Numa qualquer noite de 2023, estávamos no Bairro Alto à porta de um daqueles bares em que a ida a casa de banho se torna num jogo de Laser Maze em que não podemos tocar em nada, senão morremos (de nojo). A começar pela maçaneta semimolhada e a acabar no chão duvidosamente encharcado, do qual tentamos proteger as nossas calças enquanto nos agachamos para tentar cumprir a missão impossível.
Nesse dia, tinha estado a ver um mapa online que mostrava todas as embarcações presentes nos oceanos no momento de consulta. Comentei com o meu ex-colega de faculdade e o seu amigo que fiquei perplexa com a quantidade de navios de carga e petroleiros que apareciam no mapa. Em vez de um "quantos eram", a resposta que recebi do amigo do amigo foi: “Nunca pensei ouvir este comentário vindo de uma mulher!”. Podem imaginar qual foi a minha resposta, que escondeu mal a minha indignação: “O que queres dizer com isso?”.

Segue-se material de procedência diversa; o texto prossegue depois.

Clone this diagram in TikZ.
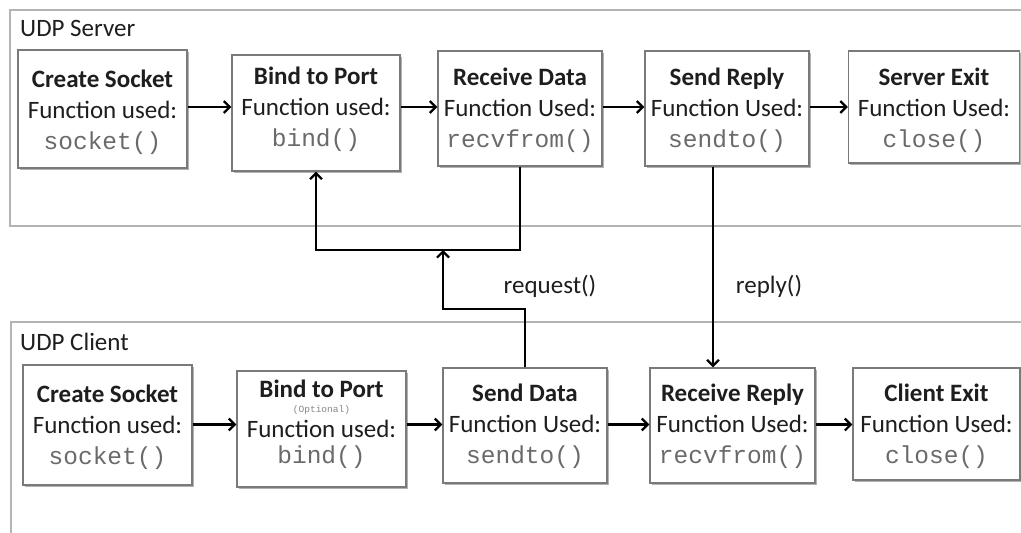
\documentclass[tikz,border=0pt]{standalone}
\usepackage{fontspec}
\setmainfont{Carlito}
\newfontfamily\codefont{Liberation Mono}
\usetikzlibrary{arrows.meta,shadows}
\definecolor{boxgray}{HTML}{7A7A7A}
\definecolor{framegray}{HTML}{B4B4B4}
\definecolor{codegray}{HTML}{6A6A6A}
\definecolor{inkblack}{HTML}{1E1E1E}
\newcommand\stitle[1]{{\bfseries #1}}
\newcommand\fcall[1]{{\codefont\fontsize{24.5}{31}\selectfont\color{codegray}#1}}
\newcommand\optnote[1]{{\codefont\fontsize{9.5}{11}\selectfont\color{codegray!80}#1}}
\tikzset{
  stepbox/.style={draw=boxgray, line width=1.3pt, fill=white, inner sep=0pt,
    drop shadow={shadow xshift=1.5pt, shadow yshift=-1.5pt, opacity=0.3, fill=black}},
  steptext/.style={inner sep=0pt, align=center, text=inkblack,
    font=\fontsize{25}{31}\selectfont},
  flow/.style={draw=black, line width=2.5pt,
    -{Straight Barb[length=6pt,width=12pt,line width=2.2pt]}},
  frameline/.style={draw=framegray, line width=1.4pt},
  caption/.style={font=\fontsize{25}{30}\selectfont, text=inkblack, inner sep=0pt},
}
\begin{document}
\begin{tikzpicture}[x=1pt,y=-1pt]
\useasboundingbox[fill=white] (0,0) rectangle (1021,533);

% group frames
\draw[frameline] (1021,10) -- (10,10) -- (10,226) -- (1021,226);
\draw[frameline] (1021,322) -- (11,322) -- (11,533);
\node[caption, anchor=base west] (serverlabel) at (20,36) {UDP Server};
\node[caption, anchor=base west] (clientlabel) at (20,350) {UDP Client};

% server steps: boxes
\node[stepbox, minimum width=169pt, minimum height=118pt] (sCreate) at (102.5,109) {};
\node[stepbox, minimum width=168pt, minimum height=116pt] (sBind) at (316,113) {};
\node[stepbox, minimum width=164pt, minimum height=115pt] (sRecv) at (520,108.5) {};
\node[stepbox, minimum width=164pt, minimum height=115pt] (sSend) at (727,108.5) {};
\node[stepbox, minimum width=171pt, minimum height=112pt] (sExit) at (934,107) {};
% server steps: labels
\node[steptext] (sCreateT) at (sCreate.center |- 0,112)
  {\stitle{Create Socket}\\Function used:\\\fcall{socket()}};
\node[steptext] (sBindT) at (sBind.center |- 0,109)
  {\stitle{Bind to Port}\\Function used:\\\fcall{bind()}};
\node[steptext] (sRecvT) at (sRecv.center |- 0,110)
  {\stitle{Receive Data}\\Function Used:\\\fcall{recvfrom()}};
\node[steptext] (sSendT) at (sSend.center |- 0,110)
  {\stitle{Send Reply}\\Function Used:\\\fcall{sendto()}};
\node[steptext] (sExitT) at (sExit.center |- 0,110)
  {\stitle{Server Exit}\\Function Used:\\\fcall{close()}};

% client steps: boxes
\node[stepbox, minimum width=169pt, minimum height=120pt] (cCreate) at (107.5,425) {};
\node[stepbox, minimum width=169pt, minimum height=116pt] (cBind) at (321.5,429) {};
\node[stepbox, minimum width=164pt, minimum height=115pt] (cSend) at (525,425.5) {};
\node[stepbox, minimum width=165pt, minimum height=115pt] (cRecv) at (732.5,425.5) {};
\node[stepbox, minimum width=167pt, minimum height=112pt] (cExit) at (936.5,424) {};
% client steps: labels
\node[steptext] (cCreateT) at (cCreate.center |- 0,427.5)
  {\stitle{Create Socket}\\Function used:\\\fcall{socket()}};
\node[steptext] (cBindT) at (cBind.center |- 0,424)
  {\stitle{Bind to Port}\\[-16pt]\optnote{(Optional)}\\[-6pt]Function used:\\[-5pt]\fcall{bind()}};
\node[steptext] (cSendT) at (cSend.center |- 0,426)
  {\stitle{Send Data}\\Function Used:\\\fcall{sendto()}};
\node[steptext] (cRecvT) at (cRecv.center |- 0,426)
  {\stitle{Receive Reply}\\Function Used:\\\fcall{recvfrom()}};
\node[steptext] (cExitT) at (cExit.center |- 0,426)
  {\stitle{Client Exit}\\Function Used:\\\fcall{close()}};

% sequence within each side
\coordinate (srow) at (0,107);
\coordinate (crow) at (0,424.5);
\draw[flow] (sCreate.east |- srow) -- (sBind.west |- srow);
\draw[flow] (sBind.east |- srow) -- (sRecv.west |- srow);
\draw[flow] (sRecv.east |- srow) -- (sSend.west |- srow);
\draw[flow] (sSend.east |- srow) -- (sExit.west |- srow);
\draw[flow] (cCreate.east |- crow) -- (cBind.west |- crow);
\draw[flow] (cBind.east |- crow) -- (cSend.west |- crow);
\draw[flow] (cSend.east |- crow) -- (cRecv.west |- crow);
\draw[flow] (cRecv.east |- crow) -- (cExit.west |- crow);

% request path from client to server
\coordinate (loopbus) at (0,250);
\coordinate (reqbend) at (0,309);
\coordinate (reqtip) at (443,250);
\draw[flow] (sRecv.south) -- (sRecv.south |- loopbus) -| (sBind.south);
\draw[flow] (cSend.north) -- (cSend.north |- reqbend) -| (reqtip);
\node[caption, anchor=base] (reqlabel) at (550,293) {request()};

% reply path from server to client
\coordinate (replyx) at (713,0);
\draw[flow] (sSend.south -| replyx) -- (cRecv.north -| replyx);
\node[caption, anchor=base] (replylabel) at (769,293) {reply()};
\end{tikzpicture}
\end{document}
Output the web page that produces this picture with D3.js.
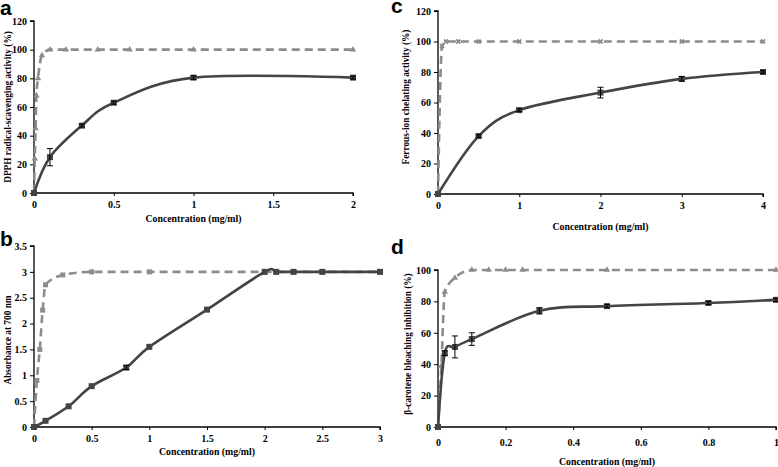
<!DOCTYPE html>
<html><head><meta charset="utf-8">
<script src="https://cdn.jsdelivr.net/npm/d3@7"></script>
<style>
body{margin:0;background:#fff;}
svg{display:block;}
.tick text{font-family:"Liberation Serif","Times New Roman",serif;font-weight:bold;font-size:10px;fill:#000;}
.lab{font-family:"Liberation Serif","Times New Roman",serif;font-weight:bold;font-size:9.8px;fill:#000;}
.ylab{font-family:"Liberation Serif","Times New Roman",serif;font-weight:bold;font-size:9.3px;fill:#000;}
.letter{font-family:"Liberation Sans",Arial,sans-serif;font-weight:bold;font-size:21px;fill:#000;}
</style></head>
<body><svg id="c" width="778" height="467"></svg>
<script>
// Panel a: DPPH
const aSampleX=[0,0.1,0.3,0.5,1,2];
const aSampleY=[0,25,47,63,80.5,80.5];
const aSampleErr=[0,6,1,1,1.2,1];
const aCtrlX=[0,0.005,0.01,0.015,0.025,0.05,0.1,0.2,0.4,0.6,1,2];
const aCtrlY=[0,24,45,68,80,96,100,100,100,100,100,100];
const aXTicks=[0,0.5,1,1.5,2];
const aYTicks=[0,20,40,60,80,100,120];
// Panel b: reducing power
const bSampleX=[0,0.1,0.3,0.5,0.8,1,1.5,2,2.1,2.25,2.5,3];
const bSampleY=[0,0.12,0.4,0.79,1.15,1.55,2.27,3,3,3,3,3];
const bSampleErr=[0,0,0,0,0.04,0,0,0,0,0,0,0];
const bCtrlX=[0,0.025,0.05,0.075,0.1,0.25,0.5,1,2,2.1,2.25,2.5,3];
const bCtrlY=[0,0.9,1.5,2.26,2.75,2.94,3,3,3,3,3,3,3];
const bXTicks=[0,0.5,1,1.5,2,2.5,3];
const bYTicks=[0,0.5,1,1.5,2,2.5,3,3.5];
// Panel c: ferrous-ion chelating
const cSampleX=[0,0.5,1,2,3,4];
const cSampleY=[0,38,55,66.5,75.5,80];
const cSampleErr=[0,0.8,0.8,3.5,1.5,0.8];
const cCtrlX=[0,0.05,0.1,0.25,0.5,1,2,3,4];
const cCtrlY=[0,97,100,100,100,100,100,100,100];
const cXTicks=[0,1,2,3,4];
const cYTicks=[0,20,40,60,80,100,120];
// Panel d: beta-carotene bleaching
const dSampleX=[0,0.02,0.05,0.1,0.3,0.5,0.8,1];
const dSampleY=[0,47,51,56,74,77,79,81];
const dSampleErr=[0,1.5,7,4,2,1,1,1];
const dCtrlX=[0,0.01,0.02,0.05,0.1,0.15,0.2,0.25,0.5,1];
const dCtrlY=[0,39,86,95,100,100,100,100,100,100];
const dXTicks=[0,0.2,0.4,0.6,0.8,1];
const dYTicks=[0,20,40,60,80,100];

const labels={a:"DPPH radical-scavenging activity (%)",b:"Absorbance at 700 nm",
 c:"Ferrous-ion chelating activity (%)",d:"β-carotene bleaching inhibition (%)"};
const xLabel="Concentration (mg/ml)";

const svg=d3.select("#c");
const panels=[
 {id:"a",L:34,R:353,T:21,B:193,xd:[0,2],yd:[0,120],sx:aSampleX,sy:aSampleY,se:aSampleErr,cx:aCtrlX,cy:aCtrlY,xt:aXTicks,yt:aYTicks,tickPad:5,xlabY:222,ylabX:8,ylabC:107,letter:[0,15],ctrlMark:"tri"},
 {id:"b",L:34,R:380,T:246,B:427,xd:[0,3],yd:[0,3.5],sx:bSampleX,sy:bSampleY,se:bSampleErr,cx:bCtrlX,cy:bCtrlY,xt:bXTicks,yt:bYTicks,tickPad:5,xlabY:455,ylabX:8,ylabC:340,letter:[0,246],ctrlMark:"sq"},
 {id:"c",L:438,R:763,T:11,B:194,xd:[0,4],yd:[0,120],sx:cSampleX,sy:cSampleY,se:cSampleErr,cx:cCtrlX,cy:cCtrlY,xt:cXTicks,yt:cYTicks,tickPad:5,xlabY:230,ylabX:406,ylabC:97,letter:[391,13],ctrlMark:"x"},
 {id:"d",L:438,R:776,T:270,B:427,xd:[0,1],yd:[0,100],sx:dSampleX,sy:dSampleY,se:dSampleErr,cx:dCtrlX,cy:dCtrlY,xt:dXTicks,yt:dYTicks,tickPad:9,xlabY:465,ylabX:408,ylabC:344,letter:[391,254],ctrlMark:"tri"}
];

panels.forEach(p=>{
 const x=d3.scaleLinear().domain(p.xd).range([p.L,p.R]);
 const y=d3.scaleLinear().domain(p.yd).range([p.B,p.T]);
 const g=svg.append("g");
 const xa=g.append("g").attr("transform",`translate(0,${p.B})`)
   .call(d3.axisBottom(x).tickValues(p.xt).tickSize(3).tickPadding(p.tickPad).tickFormat(d=>d));
 const ya=g.append("g").attr("transform",`translate(${p.L},0)`)
   .call(d3.axisLeft(y).tickValues(p.yt).tickSize(4).tickPadding(3).tickFormat(d=>d));
 [xa,ya].forEach(a=>{a.select(".domain").attr("stroke","#000").attr("stroke-width",1.3);
   a.selectAll(".tick line").attr("stroke","#000").attr("stroke-width",1);});
 ya.select(".domain").attr("d",`M-4,${p.T}H0V${p.B}`);
 xa.select(".domain").attr("d",`M${p.L},0H${p.R}V3`);
 const sline=d3.line().curve(d3.curveCardinal.tension(0)).x(d=>x(d[0])).y(d=>y(d[1]));
 const cline=d3.line().curve(d3.curveMonotoneX).x(d=>x(d[0])).y(d=>y(d[1]));
 const ctrl=p.cx.map((v,i)=>[v,p.cy[i]]);
 const samp=p.sx.map((v,i)=>[v,p.sy[i]]);
 g.append("path").datum(ctrl).attr("d",cline).attr("fill","none").attr("stroke","#8c8c8c")
   .attr("stroke-width",2.6).attr("stroke-dasharray","8,5");
 const cm=g.selectAll(".cm").data(ctrl).enter();
 if(p.ctrlMark==="tri"){
   cm.append("path").attr("d",d3.symbol().type(d3.symbolTriangle).size(18))
     .attr("transform",d=>`translate(${x(d[0])},${y(d[1])})`).attr("fill","#8c8c8c");
 } else if(p.ctrlMark==="sq"){
   cm.append("rect").attr("x",d=>x(d[0])-2.5).attr("y",d=>y(d[1])-2.5).attr("width",5).attr("height",5).attr("fill","#8c8c8c");
 } else {
   cm.append("path").attr("d",d3.symbol().type(d3.symbolCross).size(18))
     .attr("transform",d=>`translate(${x(d[0])},${y(d[1])}) rotate(45)`).attr("fill","#8c8c8c");
 }
 g.append("path").datum(samp).attr("d",sline).attr("fill","none").attr("stroke","#444")
   .attr("stroke-width",2.6);
 g.selectAll(".sm").data(samp).enter().append("rect")
   .attr("x",d=>x(d[0])-3).attr("y",d=>y(d[1])-3).attr("width",6).attr("height",6).attr("fill","#444");
 p.sx.forEach((v,i)=>{
   const e=p.se[i]; if(!e) return;
   const cxp=x(v), y1=y(p.sy[i]-e), y2=y(p.sy[i]+e);
   g.append("path").attr("d",`M${cxp},${y1}V${y2}M${cxp-3},${y1}H${cxp+3}M${cxp-3},${y2}H${cxp+3}`)
     .attr("stroke","#000").attr("stroke-width",1).attr("fill","none");
 });
 g.append("text").attr("class","lab").attr("x",(p.L+p.R)/2).attr("y",p.xlabY).attr("text-anchor","middle").text(xLabel);
 g.append("text").attr("class","ylab").attr("transform",`translate(${p.ylabX},${p.ylabC}) rotate(-90)`)
   .attr("text-anchor","middle").attr("dy","0.35em").text(labels[p.id]);
 g.append("text").attr("class","letter").attr("x",p.letter[0]).attr("y",p.letter[1]).text(p.id);
});
</script></body></html>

O amigo do amigo explica que as mulheres têm tendência para falar sobre outras pessoas enquanto os homens estão mais inclinados a falar sobre coisas. Se por “coisas” se entende o mercado de transferência de futebol, ainda bem que nasci mulher. Enfim, como não tinha factos para contra-argumentar, fui pesquisar. De facto, com base nas minhas experiências pessoais, esta afirmação não era necessariamente errada, mas haveria uma razão biológica para isto ou estava simplesmente perante um mito urbano e sexista?
Numa curta pesquisa encontrei vários estudos que suportavam esta afirmação, por exemplo:
- Robin Lakoff (1970): As mulheres são mais propensas a falar sobre tópicos pessoais e relacionais e os homens tendem a focar-se mais em tópicos impessoais;
- Deborah Tennant (1990): Os homens tendem a utilizar o diálogo para estabelecer estatuto e reportar informação, enquanto as mulheres utilizam mais a conversa para desenvolver e manter relações;
- Leaper & Ayres (2007): Um estudo que analisou 70.000 diários de 400 famílias concluiu que as mulheres falam mais frequentemente sobre os seus filhos e eventos sociais.
Vários estudos sugerem que estas diferenças podem ser justificadas pela maneira como os rapazes e raparigas são socializados desde a infância, e como é esperado das raparigas que tenham um papel de cuidadoras, enquanto os homens são encorajados a ser competitivos. Por outro lado, encontrei também um estudo que reporta diferenças encontradas entre os cérebros dos homens e das mulheres, nomeadamente entre as conexões entre os hemisférios que podem justificar a melhor integração de informação social e emocional nas mulheres, e um melhor processamento de objectos e sistematização nos homens.
Não tenho conhecimento para avaliar a validade destes estudos, nem as suas conclusões, mas é factual que, na sociedade onde vivo, as mulheres e os homens são criados e tratados de forma diferente, e isso posso verificar em primeira mão. Aqui vai um exemplo: na véspera do casamento de uma amiga, a noiva e as madrinhas decidiram ir para o quarto fazer uma máscara facial, enquanto os homens ficaram no jardim a jogar spike ball. Eu preferi ficar no jardim, onde a certa altura um padrinho me pergunta se quero jogar spike ball enquanto diz aos amigos: “A Inês é um gajo, pode jogar connosco”. Não sei se ele estava com medo da desaprovação dos amigos, ou se quis garantir que eu sabia que era suficientemente boa para jogar, tão boa que me comparava a um homem.
Não digo que os homens não sintam discriminações semelhantes. Quantas vezes já ouvi que “Somersby é bebida de gaja” quando vejo um homem a pedir uma. Sejam as nossas diferenças explicáveis por fatores psicológicos, sociais ou biológicos, a censura das escolhas, ações ou temas de conversa uns dos outros não nos permite desenvolver para fora da caixa onde somos postos à nascença.
Pessoalmente, gostava que os grupos de raparigas que me integro falassem mais sobre temas — não sei quanto mais sumo podemos tirar de outfits de casamento. Na verdade acho que eu ainda tenho muito para aprender — no outro dia aprendi o que é uma mantilha — mas ainda assim, espero um dia já não ver, nem ir, a jantares de grupo em que as mulheres vão para um lado da mesa e os homens para o outro.